▶ [WHAT TO WORK ON]: From the first line of the data down to and including the line with "minimum size=2.2cm] (vestidores)", copy everything exactly, leaving out pictures.

▶ [AVAILABLE DATA]:
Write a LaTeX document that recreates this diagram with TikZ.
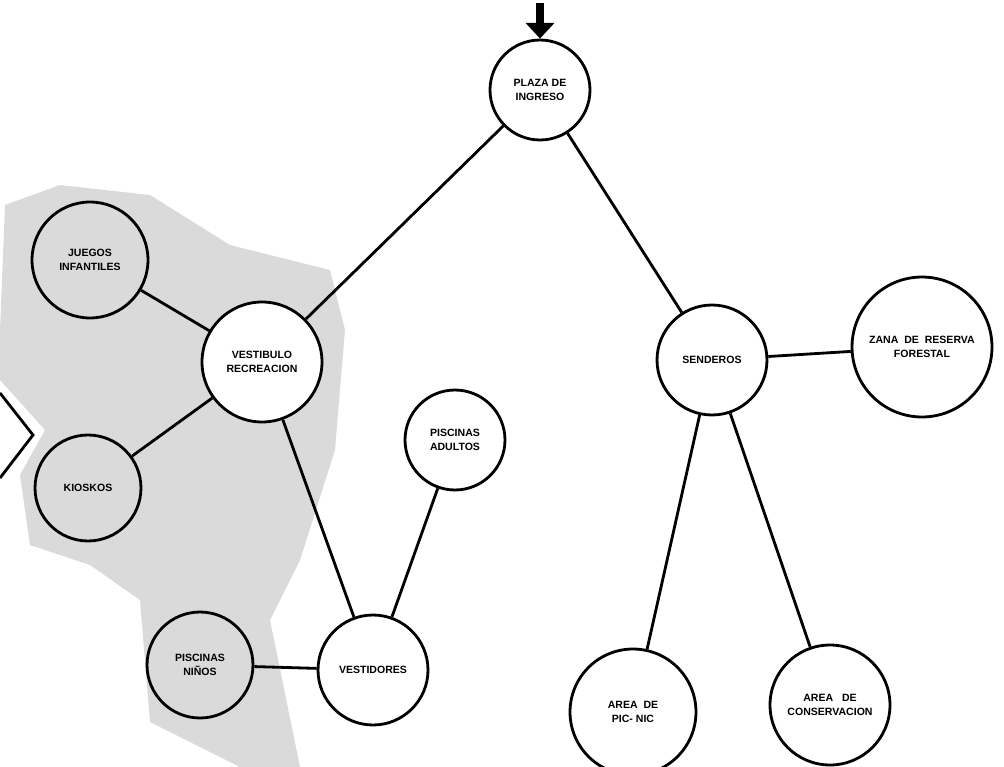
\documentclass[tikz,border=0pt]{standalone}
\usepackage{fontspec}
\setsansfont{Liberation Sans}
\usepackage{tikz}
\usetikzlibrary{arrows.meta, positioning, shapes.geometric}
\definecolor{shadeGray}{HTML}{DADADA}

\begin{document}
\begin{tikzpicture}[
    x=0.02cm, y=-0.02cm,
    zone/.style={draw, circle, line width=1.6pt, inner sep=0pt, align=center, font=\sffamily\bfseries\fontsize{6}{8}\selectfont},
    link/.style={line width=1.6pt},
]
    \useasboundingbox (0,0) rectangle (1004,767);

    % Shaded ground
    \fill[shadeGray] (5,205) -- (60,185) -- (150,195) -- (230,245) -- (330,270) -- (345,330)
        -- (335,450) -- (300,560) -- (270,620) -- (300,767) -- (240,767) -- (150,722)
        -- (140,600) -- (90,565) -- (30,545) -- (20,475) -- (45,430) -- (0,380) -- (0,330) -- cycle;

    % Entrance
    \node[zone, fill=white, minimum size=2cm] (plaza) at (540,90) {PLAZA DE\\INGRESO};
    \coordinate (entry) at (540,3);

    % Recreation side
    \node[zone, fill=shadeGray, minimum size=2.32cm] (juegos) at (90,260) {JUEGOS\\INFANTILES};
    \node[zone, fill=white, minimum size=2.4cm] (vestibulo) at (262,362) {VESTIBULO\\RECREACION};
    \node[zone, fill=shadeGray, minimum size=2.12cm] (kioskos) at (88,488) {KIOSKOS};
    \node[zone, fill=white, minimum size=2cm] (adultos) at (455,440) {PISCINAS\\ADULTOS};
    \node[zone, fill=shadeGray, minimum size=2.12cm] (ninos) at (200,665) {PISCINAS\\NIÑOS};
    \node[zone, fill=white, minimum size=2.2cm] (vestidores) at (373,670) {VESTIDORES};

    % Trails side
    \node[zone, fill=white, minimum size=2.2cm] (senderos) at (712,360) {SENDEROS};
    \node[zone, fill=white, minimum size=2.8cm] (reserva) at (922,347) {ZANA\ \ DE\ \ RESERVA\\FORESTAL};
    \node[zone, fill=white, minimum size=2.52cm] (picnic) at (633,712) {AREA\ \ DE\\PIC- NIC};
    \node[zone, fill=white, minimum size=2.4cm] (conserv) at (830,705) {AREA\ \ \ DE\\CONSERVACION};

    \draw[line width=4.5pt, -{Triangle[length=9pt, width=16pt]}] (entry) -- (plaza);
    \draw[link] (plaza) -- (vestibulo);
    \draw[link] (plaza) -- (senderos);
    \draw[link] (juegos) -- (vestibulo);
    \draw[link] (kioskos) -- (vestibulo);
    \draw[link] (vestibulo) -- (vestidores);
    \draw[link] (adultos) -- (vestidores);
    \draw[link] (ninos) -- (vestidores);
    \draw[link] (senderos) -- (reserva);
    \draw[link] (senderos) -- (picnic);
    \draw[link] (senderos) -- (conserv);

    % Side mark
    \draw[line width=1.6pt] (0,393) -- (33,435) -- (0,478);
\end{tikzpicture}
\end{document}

▶ [RESPONSE TO THIS TASK]:
Write a LaTeX document that recreates this diagram with TikZ.
\documentclass[tikz,border=0pt]{standalone}
\usepackage{fontspec}
\setsansfont{Liberation Sans}
\usepackage{tikz}
\usetikzlibrary{arrows.meta, positioning, shapes.geometric}
\definecolor{shadeGray}{HTML}{DADADA}

\begin{document}
\begin{tikzpicture}[
    x=0.02cm, y=-0.02cm,
    zone/.style={draw, circle, line width=1.6pt, inner sep=0pt, align=center, font=\sffamily\bfseries\fontsize{6}{8}\selectfont},
    link/.style={line width=1.6pt},
]
    \useasboundingbox (0,0) rectangle (1004,767);

    % Shaded ground
    \fill[shadeGray] (5,205) -- (60,185) -- (150,195) -- (230,245) -- (330,270) -- (345,330)
        -- (335,450) -- (300,560) -- (270,620) -- (300,767) -- (240,767) -- (150,722)
        -- (140,600) -- (90,565) -- (30,545) -- (20,475) -- (45,430) -- (0,380) -- (0,330) -- cycle;

    % Entrance
    \node[zone, fill=white, minimum size=2cm] (plaza) at (540,90) {PLAZA DE\\INGRESO};
    \coordinate (entry) at (540,3);

    % Recreation side
    \node[zone, fill=shadeGray, minimum size=2.32cm] (juegos) at (90,260) {JUEGOS\\INFANTILES};
    \node[zone, fill=white, minimum size=2.4cm] (vestibulo) at (262,362) {VESTIBULO\\RECREACION};
    \node[zone, fill=shadeGray, minimum size=2.12cm] (kioskos) at (88,488) {KIOSKOS};
    \node[zone, fill=white, minimum size=2cm] (adultos) at (455,440) {PISCINAS\\ADULTOS};
    \node[zone, fill=shadeGray, minimum size=2.12cm] (ninos) at (200,665) {PISCINAS\\NIÑOS};
    \node[zone, fill=white, minimum size=2.2cm] (vestidores) at (373,670) {VESTIDORES};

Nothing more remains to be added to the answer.